**What you are asked to do:** Omit every picture and return the rest of the data unaltered.

**Material provided:**
# # # # # # #
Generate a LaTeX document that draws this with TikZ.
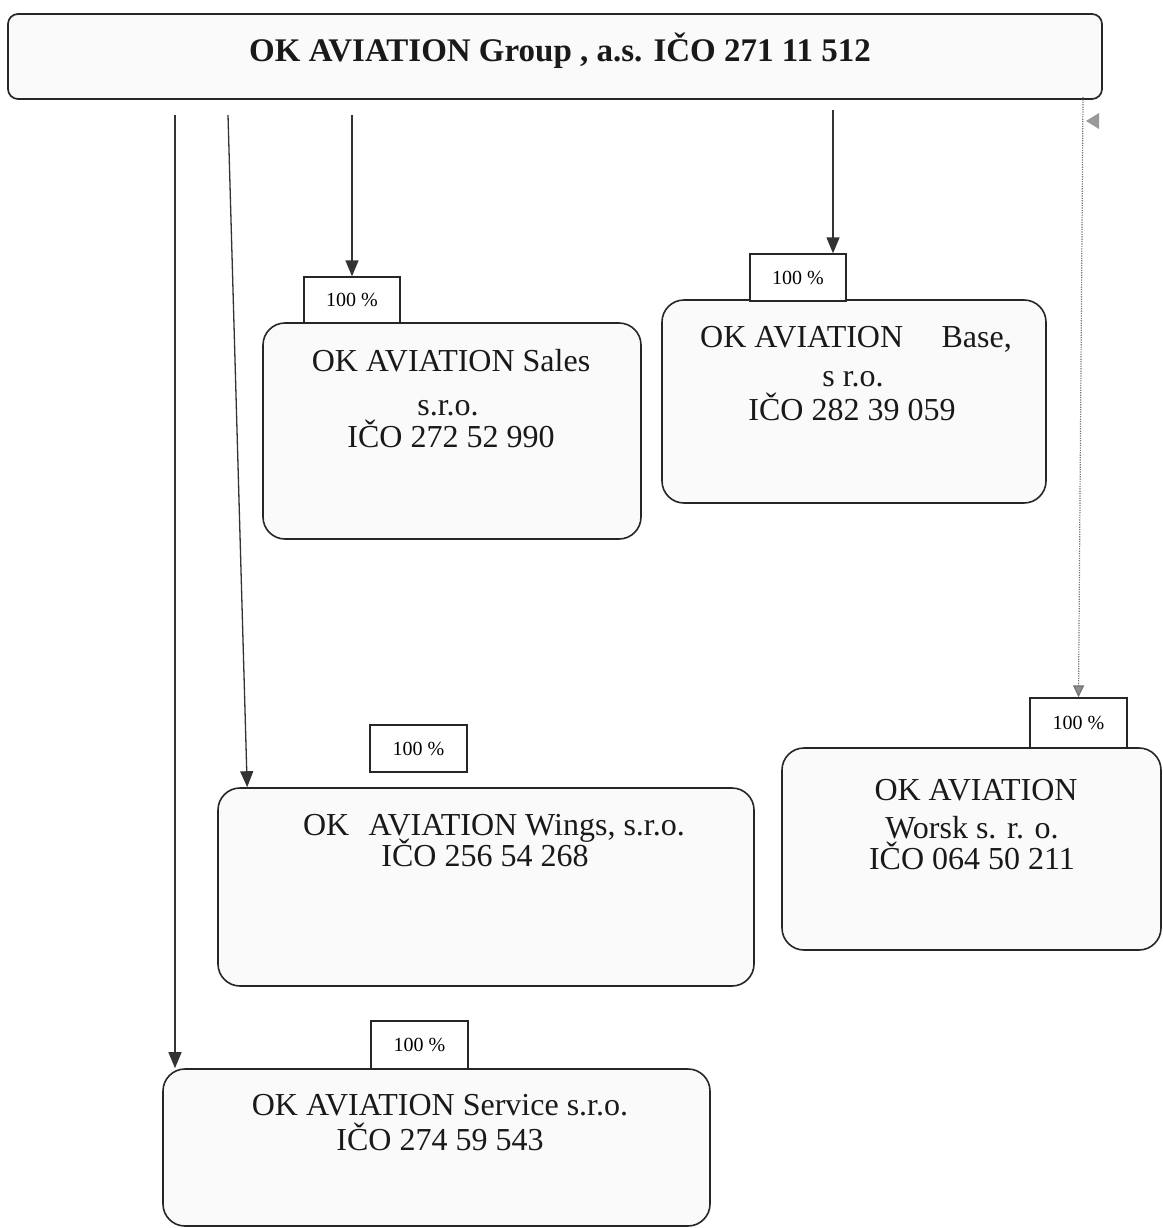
\documentclass[tikz,border=0pt]{standalone}
\usepackage{fontspec}
\setmainfont{Liberation Serif}
\usetikzlibrary{arrows.meta,calc}
\begin{document}
\begin{tikzpicture}[x=1pt,y=-1pt]
\tikzset{
  cobox/.style={draw=black!85, line width=1.6pt, rounded corners=22pt, fill=black!2, inner sep=0pt},
  topbox/.style={draw=black!85, line width=1.7pt, rounded corners=10pt, fill=black!2, inner sep=0pt},
  pctbox/.style={draw=black!85, line width=1.3pt, fill=white, inner sep=0pt, font=\fontsize{20}{24}\selectfont},
  txt/.style={anchor=base, inner sep=0pt, font=\fontsize{32}{36}\selectfont, text=black!90},
  arr/.style={draw=black!80, line width=1.3pt, -{Triangle[length=16pt,width=13pt]}},
  garr/.style={draw=black!55, line width=1.2pt, dash pattern=on 1.2pt off 1.2pt, -{Triangle[length=12pt,width=11pt,fill=black!45]}},
}
\useasboundingbox (0,0) rectangle (1162,1228);

% top box
\node[topbox, minimum width=1094pt, minimum height=85pt] (top) at (555,56.5) {};
\node[anchor=base, inner sep=0pt, font=\bfseries\fontsize{33}{40}\selectfont, text=black!90] (title) at (560,62) {OK AVIATION Group , a.s. IČO 271 11 512};

% company boxes
\node[cobox, minimum width=378pt, minimum height=216pt] (sales) at (452,431) {};
\node[cobox, minimum width=384pt, minimum height=203pt] (base) at (854,401.5) {};
\node[cobox, minimum width=379pt, minimum height=202pt] (worsk) at (971.5,849) {};
\node[cobox, minimum width=536pt, minimum height=198pt] (wings) at (486,887) {};
\node[cobox, minimum width=547pt, minimum height=157pt] (service) at (436.5,1147.5) {};

% percentage boxes
\node[pctbox, minimum width=96pt, minimum height=46pt] (salespct) at (352,300) {100 \%};
\node[pctbox, minimum width=96pt, minimum height=47pt] (basepct) at (798,277.5) {100 \%};
\node[pctbox, minimum width=97pt, minimum height=50pt] (worskpct) at (1078.5,723) {100 \%};
\node[pctbox, minimum width=97pt, minimum height=47pt] (wingspct) at (418.5,748.5) {100 \%};
\node[pctbox, minimum width=97pt, minimum height=48pt] (servicepct) at (419.5,1045) {100 \%};

% texts
\node[txt] (sales1) at (451,371) {OK AVIATION Sales};
\node[txt] (sales2) at (448,415) {s.r.o.};
\node[txt] (sales3) at (451,447) {IČO 272 52 990};

\node[txt] (base1) at (856,347) {OK AVIATION\hspace{1.2em}Base,};
\node[txt] (base2) at (853,386) {s r.o.};
\node[txt] (base3) at (852,420) {IČO 282 39 059};

\node[txt] (worsk1) at (976,800) {OK AVIATION};
\node[txt] (worsk2) at (972,838) {Worsk s. r. o.};
\node[txt] (worsk3) at (972,869) {IČO 064 50 211};

\node[txt] (wings1) at (494,835) {OK\hspace{0.6em}AVIATION Wings, s.r.o.};
\node[txt] (wings2) at (485,866) {IČO 256 54 268};

\node[txt] (service1) at (440,1115) {OK AVIATION Service s.r.o.};
\node[txt] (service2) at (440,1150) {IČO 274 59 543};

% connector start points
\coordinate (c1) at (175,115);
\coordinate (c2) at (228,115);
\coordinate (c3) at (352,115);
\coordinate (c4) at (833,110);
\coordinate (c5) at (1083,97);
\coordinate (wingsend) at ([xshift=30pt]wings.north west);

% connectors
\draw[arr] (c1) -- (c1 |- service.north);
\draw[arr] (c2) -- (wingsend);
\draw[arr] (c3) -- (salespct.north);
\draw[arr] (c4) -- (c4 |- basepct.north);
\draw[garr] (c5) -- (worskpct.north);

% small grey arrowhead beside the dotted line
\fill[black!40] (1086,121) -- (1099,113) -- (1099,129) -- cycle;
\end{tikzpicture}
\end{document}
# # # # # # #
**The solution:**
Generate a LaTeX document that draws this with TikZ.
\documentclass[tikz,border=0pt]{standalone}
\usepackage{fontspec}
\setmainfont{Liberation Serif}
\usetikzlibrary{arrows.meta,calc}
\begin{document}
\begin{tikzpicture}[x=1pt,y=-1pt]
\tikzset{
  cobox/.style={draw=black!85, line width=1.6pt, rounded corners=22pt, fill=black!2, inner sep=0pt},
  topbox/.style={draw=black!85, line width=1.7pt, rounded corners=10pt, fill=black!2, inner sep=0pt},
  pctbox/.style={draw=black!85, line width=1.3pt, fill=white, inner sep=0pt, font=\fontsize{20}{24}\selectfont},
  txt/.style={anchor=base, inner sep=0pt, font=\fontsize{32}{36}\selectfont, text=black!90},
  arr/.style={draw=black!80, line width=1.3pt, -{Triangle[length=16pt,width=13pt]}},
  garr/.style={draw=black!55, line width=1.2pt, dash pattern=on 1.2pt off 1.2pt, -{Triangle[length=12pt,width=11pt,fill=black!45]}},
}
\useasboundingbox (0,0) rectangle (1162,1228);

% top box
\node[topbox, minimum width=1094pt, minimum height=85pt] (top) at (555,56.5) {};
\node[anchor=base, inner sep=0pt, font=\bfseries\fontsize{33}{40}\selectfont, text=black!90] (title) at (560,62) {OK AVIATION Group , a.s. IČO 271 11 512};

% company boxes
\node[cobox, minimum width=378pt, minimum height=216pt] (sales) at (452,431) {};
\node[cobox, minimum width=384pt, minimum height=203pt] (base) at (854,401.5) {};
\node[cobox, minimum width=379pt, minimum height=202pt] (worsk) at (971.5,849) {};
\node[cobox, minimum width=536pt, minimum height=198pt] (wings) at (486,887) {};
\node[cobox, minimum width=547pt, minimum height=157pt] (service) at (436.5,1147.5) {};

% percentage boxes
\node[pctbox, minimum width=96pt, minimum height=46pt] (salespct) at (352,300) {100 \%};
\node[pctbox, minimum width=96pt, minimum height=47pt] (basepct) at (798,277.5) {100 \%};
\node[pctbox, minimum width=97pt, minimum height=50pt] (worskpct) at (1078.5,723) {100 \%};
\node[pctbox, minimum width=97pt, minimum height=47pt] (wingspct) at (418.5,748.5) {100 \%};
\node[pctbox, minimum width=97pt, minimum height=48pt] (servicepct) at (419.5,1045) {100 \%};

% texts
\node[txt] (sales1) at (451,371) {OK AVIATION Sales};
\node[txt] (sales2) at (448,415) {s.r.o.};
\node[txt] (sales3) at (451,447) {IČO 272 52 990};

\node[txt] (base1) at (856,347) {OK AVIATION\hspace{1.2em}Base,};
\node[txt] (base2) at (853,386) {s r.o.};
\node[txt] (base3) at (852,420) {IČO 282 39 059};

\node[txt] (worsk1) at (976,800) {OK AVIATION};
\node[txt] (worsk2) at (972,838) {Worsk s. r. o.};
\node[txt] (worsk3) at (972,869) {IČO 064 50 211};

\node[txt] (wings1) at (494,835) {OK\hspace{0.6em}AVIATION Wings, s.r.o.};
\node[txt] (wings2) at (485,866) {IČO 256 54 268};

\node[txt] (service1) at (440,1115) {OK AVIATION Service s.r.o.};
\node[txt] (service2) at (440,1150) {IČO 274 59 543};

% connector start points
\coordinate (c1) at (175,115);
\coordinate (c2) at (228,115);
\coordinate (c3) at (352,115);
\coordinate (c4) at (833,110);
\coordinate (c5) at (1083,97);
\coordinate (wingsend) at ([xshift=30pt]wings.north west);

% connectors
\draw[arr] (c1) -- (c1 |- service.north);
\draw[arr] (c2) -- (wingsend);
\draw[arr] (c3) -- (salespct.north);
\draw[arr] (c4) -- (c4 |- basepct.north);
\draw[garr] (c5) -- (worskpct.north);

% small grey arrowhead beside the dotted line
\fill[black!40] (1086,121) -- (1099,113) -- (1099,129) -- cycle;
\end{tikzpicture}
\end{document}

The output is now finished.